Air-bearing platforms for simulating the rotational dynamics of satellites require highly precise ground truth systems. Unfortunately, commercial motion capture systems used for this scope are complex and expensive. This paper shows a novel and versatile method to compute the attitude of rotational air-bearing platforms using a monocular camera and sets of fiducial markers. The work proposes a geometry-based iterative algorithm that is significantly more accurate than other literature methods that involve the solution of the Perspective-n-Point problem. Additionally, auto-calibration procedures to perform a preliminary estimation of the system parameters are shown. The developed methodology is deployed onto a Raspberry Pi 4 micro-computer and tested with a set of LED markers. Data obtained with this setup are compared against computer simulations of the same system to understand and validate the attitude estimation performances. Simulation results show expected 1-sigma accuracies in the order of $\sim$ 12 arcsec and $\sim$ 37 arcsec for about- and cross-boresight rotations of the platform, and average latency times of 6 ms.
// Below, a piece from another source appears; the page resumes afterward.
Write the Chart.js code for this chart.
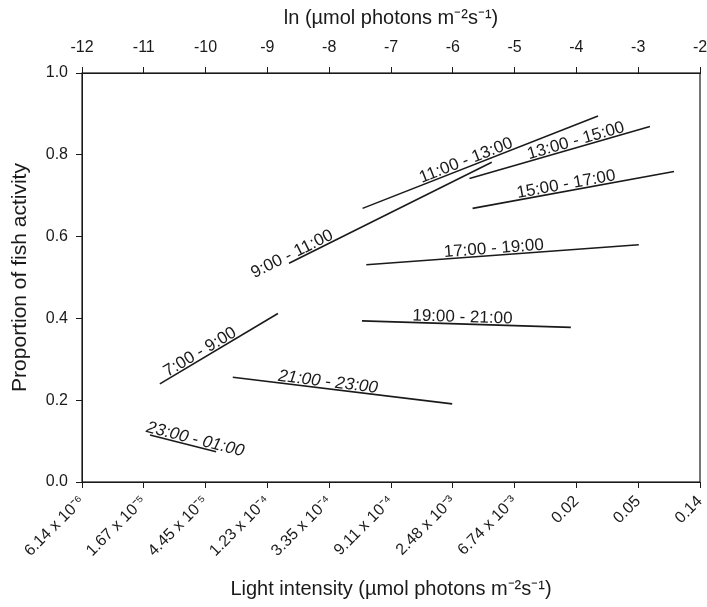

翻译：气浮平台用于模拟卫星旋转动力学时，需要具备高精度的真实参考系统。然而，用于该目的的商用运动捕捉系统结构复杂且成本高昂。本文提出一种新颖且通用的方法，利用单目相机和基准标记集计算旋转气浮平台的姿态。该研究开发了一种基于几何的迭代算法，其精度显著优于现有文献中通过求解透视n点问题的方法。此外，本文还展示了用于系统参数初步估计的自校准流程。所提出的方法在树莓派4微计算机上部署，并通过一组LED标记进行测试。将实验数据与相同系统的计算机仿真结果进行对比，以验证姿态估计性能。仿真结果表明，平台在沿光轴旋转和跨光轴旋转方向上的1σ精度分别约为12角秒和37角秒，平均延迟时间为6毫秒。